DR-essential genes are genes that when genetically manipulated (e.g. by loss-of-functions such as mutation, transposition, or knockdown, or by gain-of-function like overexpression of additional transgenes) interfere with the ability of DR to extend the lifespan. In the ideal case, a genetic alteration of a DR-essential gene does not change the lifespan on ad libitum (AL) but totally cancels out lifespan-extension by a restricted diet.
In such cases, their selection criteria follow the same logic behind GenAge but focus specifically on those genes which are necessary for the modulation of the aging process by diet (which are by definition not necessary also aging genes).
A focus on genes from gene manipulation experiments where this dataset also originated means that the selection procedure for including genes related to DR will be more objective and unbiased, just like for GenAge. Nonetheless, as there are multiple different forms of DR regimens, most of which can be applied at several different levels of severity, genes were included if there is evidence that they interfere with at least one kind of DR regimen or strength of restriction. This includes by definition a shift in the response to the food concentration at which lifespan is extended (e.g. chico).
Each record in GenDR on a DR-essential gene contains comments (i.e. observations) about literature-based evidence and the reason(s) for inferring an association with DR. References are also cited. In the case of conflicting reports for a given gene, the policy is to still include this gene in GenDR but mention all the conflicting studies.
Specific for yeast, genes which are DR-essential in either a replicative or a chronological lifespan assay were included.

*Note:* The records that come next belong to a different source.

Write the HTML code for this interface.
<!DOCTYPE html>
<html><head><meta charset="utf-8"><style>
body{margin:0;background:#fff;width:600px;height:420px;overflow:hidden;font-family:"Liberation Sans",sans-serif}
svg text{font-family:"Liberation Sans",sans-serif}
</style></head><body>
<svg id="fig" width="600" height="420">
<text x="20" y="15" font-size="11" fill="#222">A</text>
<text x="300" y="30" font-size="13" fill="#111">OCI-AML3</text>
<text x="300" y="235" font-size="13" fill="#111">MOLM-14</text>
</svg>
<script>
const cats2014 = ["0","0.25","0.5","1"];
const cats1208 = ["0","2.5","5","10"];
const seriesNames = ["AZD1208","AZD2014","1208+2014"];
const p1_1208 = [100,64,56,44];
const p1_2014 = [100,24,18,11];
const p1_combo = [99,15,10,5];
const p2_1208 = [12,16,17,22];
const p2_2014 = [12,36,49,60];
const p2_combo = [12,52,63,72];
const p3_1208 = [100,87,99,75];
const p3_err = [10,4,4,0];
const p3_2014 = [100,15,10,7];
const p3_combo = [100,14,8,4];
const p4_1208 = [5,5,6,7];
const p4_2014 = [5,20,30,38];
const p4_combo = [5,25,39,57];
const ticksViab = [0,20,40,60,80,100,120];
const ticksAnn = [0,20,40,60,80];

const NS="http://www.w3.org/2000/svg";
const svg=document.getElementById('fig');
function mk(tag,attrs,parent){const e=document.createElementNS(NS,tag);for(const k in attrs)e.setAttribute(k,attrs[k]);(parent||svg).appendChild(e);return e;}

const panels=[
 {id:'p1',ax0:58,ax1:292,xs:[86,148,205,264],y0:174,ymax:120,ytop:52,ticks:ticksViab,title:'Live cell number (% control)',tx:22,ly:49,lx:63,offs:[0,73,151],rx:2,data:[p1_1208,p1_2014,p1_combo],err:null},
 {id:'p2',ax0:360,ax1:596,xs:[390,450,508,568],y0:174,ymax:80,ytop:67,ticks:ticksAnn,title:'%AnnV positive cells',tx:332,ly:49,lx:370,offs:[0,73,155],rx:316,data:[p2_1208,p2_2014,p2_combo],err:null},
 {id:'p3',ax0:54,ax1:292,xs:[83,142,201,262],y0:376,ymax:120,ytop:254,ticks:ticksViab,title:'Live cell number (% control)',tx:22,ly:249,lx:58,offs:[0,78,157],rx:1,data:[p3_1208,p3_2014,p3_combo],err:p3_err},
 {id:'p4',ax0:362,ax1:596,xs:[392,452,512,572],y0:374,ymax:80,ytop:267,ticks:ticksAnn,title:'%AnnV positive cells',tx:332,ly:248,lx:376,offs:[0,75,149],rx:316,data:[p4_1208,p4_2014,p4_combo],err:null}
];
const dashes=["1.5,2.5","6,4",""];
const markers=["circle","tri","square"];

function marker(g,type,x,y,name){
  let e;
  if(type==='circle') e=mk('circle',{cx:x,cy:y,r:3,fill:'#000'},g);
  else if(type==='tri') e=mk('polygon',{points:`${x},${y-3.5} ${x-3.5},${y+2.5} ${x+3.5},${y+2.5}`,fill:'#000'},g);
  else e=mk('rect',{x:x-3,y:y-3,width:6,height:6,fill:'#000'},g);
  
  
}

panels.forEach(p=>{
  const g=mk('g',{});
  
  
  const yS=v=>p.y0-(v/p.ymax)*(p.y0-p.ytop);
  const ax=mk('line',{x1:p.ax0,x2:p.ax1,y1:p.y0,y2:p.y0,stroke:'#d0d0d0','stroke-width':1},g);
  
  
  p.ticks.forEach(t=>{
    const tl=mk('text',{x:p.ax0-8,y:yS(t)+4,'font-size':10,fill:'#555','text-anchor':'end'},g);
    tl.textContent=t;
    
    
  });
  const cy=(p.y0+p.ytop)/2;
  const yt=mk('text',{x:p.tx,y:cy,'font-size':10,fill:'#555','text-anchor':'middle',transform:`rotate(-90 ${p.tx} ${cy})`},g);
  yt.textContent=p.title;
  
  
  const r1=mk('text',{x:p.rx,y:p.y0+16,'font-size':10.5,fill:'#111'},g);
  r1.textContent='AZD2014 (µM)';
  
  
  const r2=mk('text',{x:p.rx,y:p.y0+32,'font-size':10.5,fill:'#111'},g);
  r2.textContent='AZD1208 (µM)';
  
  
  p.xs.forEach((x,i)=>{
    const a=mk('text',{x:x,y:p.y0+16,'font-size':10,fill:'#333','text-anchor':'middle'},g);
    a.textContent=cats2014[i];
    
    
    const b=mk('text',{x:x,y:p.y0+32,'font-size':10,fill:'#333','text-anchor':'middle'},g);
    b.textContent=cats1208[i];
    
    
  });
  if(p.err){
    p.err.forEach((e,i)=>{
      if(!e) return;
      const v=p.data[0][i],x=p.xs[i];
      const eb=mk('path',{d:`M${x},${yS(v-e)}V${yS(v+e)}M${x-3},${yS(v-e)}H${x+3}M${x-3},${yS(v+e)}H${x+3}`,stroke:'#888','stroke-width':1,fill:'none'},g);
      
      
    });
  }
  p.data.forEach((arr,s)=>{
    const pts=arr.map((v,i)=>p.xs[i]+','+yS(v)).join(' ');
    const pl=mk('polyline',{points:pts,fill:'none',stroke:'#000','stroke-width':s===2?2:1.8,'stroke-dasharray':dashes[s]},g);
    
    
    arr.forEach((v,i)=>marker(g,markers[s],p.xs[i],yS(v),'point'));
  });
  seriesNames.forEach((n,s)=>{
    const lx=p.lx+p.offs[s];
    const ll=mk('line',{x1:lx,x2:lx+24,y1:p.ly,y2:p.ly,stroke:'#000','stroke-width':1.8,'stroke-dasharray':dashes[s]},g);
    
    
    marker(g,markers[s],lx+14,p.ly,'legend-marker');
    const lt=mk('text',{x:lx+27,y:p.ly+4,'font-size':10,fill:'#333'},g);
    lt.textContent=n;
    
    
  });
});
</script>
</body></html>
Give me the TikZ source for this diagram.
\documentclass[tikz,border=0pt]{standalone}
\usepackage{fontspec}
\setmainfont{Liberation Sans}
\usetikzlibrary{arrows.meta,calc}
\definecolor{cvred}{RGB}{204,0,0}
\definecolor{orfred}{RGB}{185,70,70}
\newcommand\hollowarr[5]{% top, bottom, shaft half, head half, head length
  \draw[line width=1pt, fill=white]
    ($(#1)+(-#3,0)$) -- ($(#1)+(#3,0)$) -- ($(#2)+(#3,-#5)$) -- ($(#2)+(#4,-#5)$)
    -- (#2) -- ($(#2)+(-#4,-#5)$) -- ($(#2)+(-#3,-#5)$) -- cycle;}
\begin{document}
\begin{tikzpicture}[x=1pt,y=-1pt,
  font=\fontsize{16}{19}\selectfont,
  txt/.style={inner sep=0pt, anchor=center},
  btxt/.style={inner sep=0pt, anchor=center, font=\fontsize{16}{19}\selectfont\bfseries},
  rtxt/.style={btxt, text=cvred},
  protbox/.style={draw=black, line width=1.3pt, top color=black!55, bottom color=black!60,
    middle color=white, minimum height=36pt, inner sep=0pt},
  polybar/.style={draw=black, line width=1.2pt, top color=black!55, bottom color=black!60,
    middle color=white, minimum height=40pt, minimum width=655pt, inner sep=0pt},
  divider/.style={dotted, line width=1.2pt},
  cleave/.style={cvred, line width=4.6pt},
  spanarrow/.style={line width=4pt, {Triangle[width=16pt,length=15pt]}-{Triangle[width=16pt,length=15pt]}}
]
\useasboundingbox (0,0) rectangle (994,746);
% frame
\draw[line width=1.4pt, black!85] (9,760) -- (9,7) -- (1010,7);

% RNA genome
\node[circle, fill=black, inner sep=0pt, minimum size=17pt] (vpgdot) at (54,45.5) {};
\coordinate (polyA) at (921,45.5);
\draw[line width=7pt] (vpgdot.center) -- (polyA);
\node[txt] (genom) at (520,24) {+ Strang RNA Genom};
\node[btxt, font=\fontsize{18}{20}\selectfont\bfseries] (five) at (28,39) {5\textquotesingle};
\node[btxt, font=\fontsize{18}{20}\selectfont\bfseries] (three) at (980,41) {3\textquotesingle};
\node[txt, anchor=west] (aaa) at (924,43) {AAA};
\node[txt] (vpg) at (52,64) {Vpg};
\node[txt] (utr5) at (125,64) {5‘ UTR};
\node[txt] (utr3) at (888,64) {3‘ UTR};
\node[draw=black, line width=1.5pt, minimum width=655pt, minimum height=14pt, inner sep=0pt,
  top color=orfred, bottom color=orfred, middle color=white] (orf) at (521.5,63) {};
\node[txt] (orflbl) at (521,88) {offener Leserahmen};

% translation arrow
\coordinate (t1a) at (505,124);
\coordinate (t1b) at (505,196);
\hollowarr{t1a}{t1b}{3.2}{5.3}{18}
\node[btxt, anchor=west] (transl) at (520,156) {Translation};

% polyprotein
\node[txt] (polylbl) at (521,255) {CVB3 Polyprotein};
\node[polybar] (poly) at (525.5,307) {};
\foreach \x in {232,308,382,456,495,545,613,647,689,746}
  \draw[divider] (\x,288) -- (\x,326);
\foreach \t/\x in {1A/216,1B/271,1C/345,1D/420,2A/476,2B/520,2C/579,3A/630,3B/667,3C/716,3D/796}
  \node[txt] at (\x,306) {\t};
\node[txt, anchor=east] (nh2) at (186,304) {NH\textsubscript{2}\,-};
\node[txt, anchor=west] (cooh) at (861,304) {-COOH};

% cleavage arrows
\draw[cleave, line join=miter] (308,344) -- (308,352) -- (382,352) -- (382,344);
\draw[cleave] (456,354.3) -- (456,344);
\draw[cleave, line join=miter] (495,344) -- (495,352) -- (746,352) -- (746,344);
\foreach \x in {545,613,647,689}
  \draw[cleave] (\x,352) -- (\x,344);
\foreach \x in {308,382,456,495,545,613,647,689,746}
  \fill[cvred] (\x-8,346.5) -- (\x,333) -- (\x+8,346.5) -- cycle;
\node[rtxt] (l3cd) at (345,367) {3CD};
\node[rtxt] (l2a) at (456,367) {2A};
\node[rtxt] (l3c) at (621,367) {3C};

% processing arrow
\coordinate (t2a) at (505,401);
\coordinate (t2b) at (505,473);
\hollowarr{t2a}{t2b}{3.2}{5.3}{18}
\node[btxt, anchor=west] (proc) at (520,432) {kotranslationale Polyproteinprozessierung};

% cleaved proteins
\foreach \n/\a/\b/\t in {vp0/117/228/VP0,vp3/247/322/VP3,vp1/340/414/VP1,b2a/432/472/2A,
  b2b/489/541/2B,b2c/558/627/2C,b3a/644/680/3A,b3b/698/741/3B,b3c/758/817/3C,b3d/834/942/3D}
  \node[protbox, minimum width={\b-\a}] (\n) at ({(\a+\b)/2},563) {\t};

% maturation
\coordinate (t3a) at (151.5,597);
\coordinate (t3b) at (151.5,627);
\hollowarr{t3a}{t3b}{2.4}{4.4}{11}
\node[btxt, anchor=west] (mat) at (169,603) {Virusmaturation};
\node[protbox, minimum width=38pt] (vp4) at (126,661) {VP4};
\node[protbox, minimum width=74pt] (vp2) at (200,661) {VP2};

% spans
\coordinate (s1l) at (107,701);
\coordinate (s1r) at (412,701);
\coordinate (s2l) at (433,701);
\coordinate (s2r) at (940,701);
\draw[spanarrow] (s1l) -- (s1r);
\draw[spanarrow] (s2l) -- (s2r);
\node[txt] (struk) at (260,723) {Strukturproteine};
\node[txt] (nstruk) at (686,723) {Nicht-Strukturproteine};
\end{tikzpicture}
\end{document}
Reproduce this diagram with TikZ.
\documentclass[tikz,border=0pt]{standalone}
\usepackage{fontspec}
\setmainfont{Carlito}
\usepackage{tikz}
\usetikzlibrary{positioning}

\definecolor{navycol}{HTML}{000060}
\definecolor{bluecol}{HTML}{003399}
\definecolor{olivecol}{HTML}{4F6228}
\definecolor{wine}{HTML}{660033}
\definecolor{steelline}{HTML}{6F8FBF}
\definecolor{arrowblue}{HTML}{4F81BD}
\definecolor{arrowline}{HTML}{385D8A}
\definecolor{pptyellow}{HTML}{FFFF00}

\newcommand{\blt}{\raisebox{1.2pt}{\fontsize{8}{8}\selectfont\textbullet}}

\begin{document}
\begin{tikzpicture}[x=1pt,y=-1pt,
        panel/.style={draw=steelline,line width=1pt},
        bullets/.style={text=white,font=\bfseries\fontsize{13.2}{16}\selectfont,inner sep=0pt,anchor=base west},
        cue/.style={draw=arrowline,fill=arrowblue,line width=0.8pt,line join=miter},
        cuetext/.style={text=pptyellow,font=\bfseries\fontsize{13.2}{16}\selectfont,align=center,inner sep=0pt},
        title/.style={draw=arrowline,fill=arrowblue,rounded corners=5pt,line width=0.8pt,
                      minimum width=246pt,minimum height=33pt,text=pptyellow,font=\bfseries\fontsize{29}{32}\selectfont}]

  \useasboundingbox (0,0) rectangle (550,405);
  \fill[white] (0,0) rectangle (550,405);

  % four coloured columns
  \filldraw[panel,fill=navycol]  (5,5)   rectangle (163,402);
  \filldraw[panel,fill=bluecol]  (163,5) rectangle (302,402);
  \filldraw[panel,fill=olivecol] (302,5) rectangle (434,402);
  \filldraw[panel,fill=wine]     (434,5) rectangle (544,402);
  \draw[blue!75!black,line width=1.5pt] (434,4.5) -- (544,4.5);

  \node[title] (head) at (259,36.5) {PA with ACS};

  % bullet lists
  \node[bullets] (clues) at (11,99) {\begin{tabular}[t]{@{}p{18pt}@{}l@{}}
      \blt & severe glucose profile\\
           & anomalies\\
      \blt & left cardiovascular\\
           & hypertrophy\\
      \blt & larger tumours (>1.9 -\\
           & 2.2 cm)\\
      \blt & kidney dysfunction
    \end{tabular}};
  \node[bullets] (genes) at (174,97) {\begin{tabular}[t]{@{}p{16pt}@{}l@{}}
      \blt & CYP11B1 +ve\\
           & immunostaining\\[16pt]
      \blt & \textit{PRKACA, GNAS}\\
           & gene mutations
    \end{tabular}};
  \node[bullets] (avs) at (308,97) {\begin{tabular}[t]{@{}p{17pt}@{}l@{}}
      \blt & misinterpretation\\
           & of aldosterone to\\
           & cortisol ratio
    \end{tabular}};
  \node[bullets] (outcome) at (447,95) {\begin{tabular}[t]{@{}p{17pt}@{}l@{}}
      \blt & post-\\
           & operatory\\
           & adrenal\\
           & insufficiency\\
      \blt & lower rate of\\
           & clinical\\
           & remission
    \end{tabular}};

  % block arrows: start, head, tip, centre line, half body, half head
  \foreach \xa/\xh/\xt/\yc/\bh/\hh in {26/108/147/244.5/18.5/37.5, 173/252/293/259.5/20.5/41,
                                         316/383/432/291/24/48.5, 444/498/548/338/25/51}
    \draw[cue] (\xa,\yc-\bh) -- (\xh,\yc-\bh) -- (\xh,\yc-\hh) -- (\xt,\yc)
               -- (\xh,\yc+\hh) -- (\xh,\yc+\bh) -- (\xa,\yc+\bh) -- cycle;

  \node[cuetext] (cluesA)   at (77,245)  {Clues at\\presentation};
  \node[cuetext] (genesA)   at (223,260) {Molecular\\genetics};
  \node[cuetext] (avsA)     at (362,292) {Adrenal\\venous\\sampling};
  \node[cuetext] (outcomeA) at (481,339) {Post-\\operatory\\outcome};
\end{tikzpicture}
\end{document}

Both the specific DR regimen and the aging model in which a gene was found to be essential for DR-lifespan extension is annotated in GenDR. The intention for using a broad definition of DR-essential genes, rather than a more specific one, is that this will make it possible to focus on mechanisms universal to DR and therefore more likely relevant to human aging.
In a meta-analysis of DR using microarray profiles from mammals, a common transcriptional signature of DR-differential expressed genes was derived. These genes consistently change their expression level in multiple tissues, across multiple species, and between different experimental platforms. Individual genes can be searched, and for every gene, its enrichment in over- or under-expression is indicated.
Understanding the genetic basis of DR is of great importance not only to the biology of aging but to understand how diet can influence aging, longevity, health and age-related diseases. Pharmaceutical interventions that target DR-associated genes are also an emerging area with huge potential.